For item 3, the default value depends on what is the version of the PI system. For ICO scenarios, refer to SAP note 1493502. If you are on PI 7.30 onwards, then the default is as you have mentioned and you can leave it as it is. However, if you do have synchronous scenarios as well, you may want to consider if you want to restrict the max receivers for them as well by either putting "icoall" or "icosync".
Additionally, if you want to control the parallelism on a more granular level, check out section 6.2.4 of the above document, which refers to SAP note 1916598 that allows for control per interface.
Thanks for the explanation. Let me provide you some more detail. We specifically faced issue with IDoc_Senders due to heavy load and a lot of messages were stuck due to that. As per the links what i understood is :
1. The property "queueParallelism.maxReceivers" will not apply to Idoc _AAE sender adapters , but rather i can increase the thread count from InboundRA. In my case it is currently 5 so i can think to increasing it further so provide more threads to each Idoc_sender channel.

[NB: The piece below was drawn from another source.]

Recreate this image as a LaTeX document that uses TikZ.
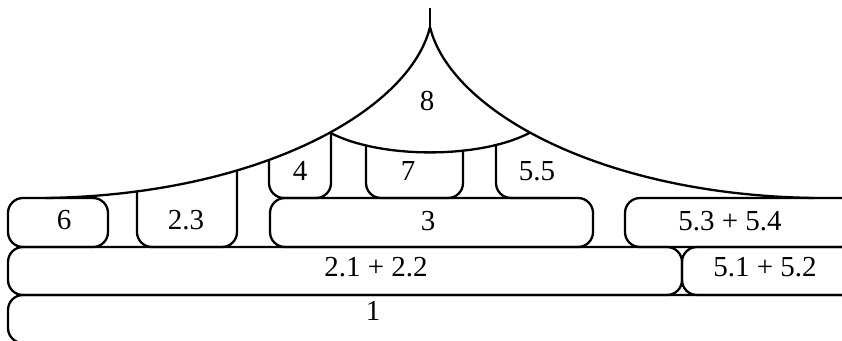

2. In our particular case nearly all the interfaces were using the same IDoc_sender communication channel(same name - Generic). So as per the blog this channel was allocated only 5 threads and only with that capacity it had to process a large number of messages. If we had different Idoc_Sender channels i.e. one each with different name for different interface then all of them would have been allocated 5 threads each and the processing would have been faster and without any issues.
Please correct if my understanding is wrong.
Can you please open a discussion thread on this issue instead? Please provide details of your full scenario(s) as well - i.e. what is/are the receiver channel(s), what error are you getting, how is it stuck and where (ECC side or receiver side or etc)
Restart of the server node where the delivering message is stuck(get the server number from message monitoring) would release the worker threads which in turn would enable the delivering message to be sent to endpoint.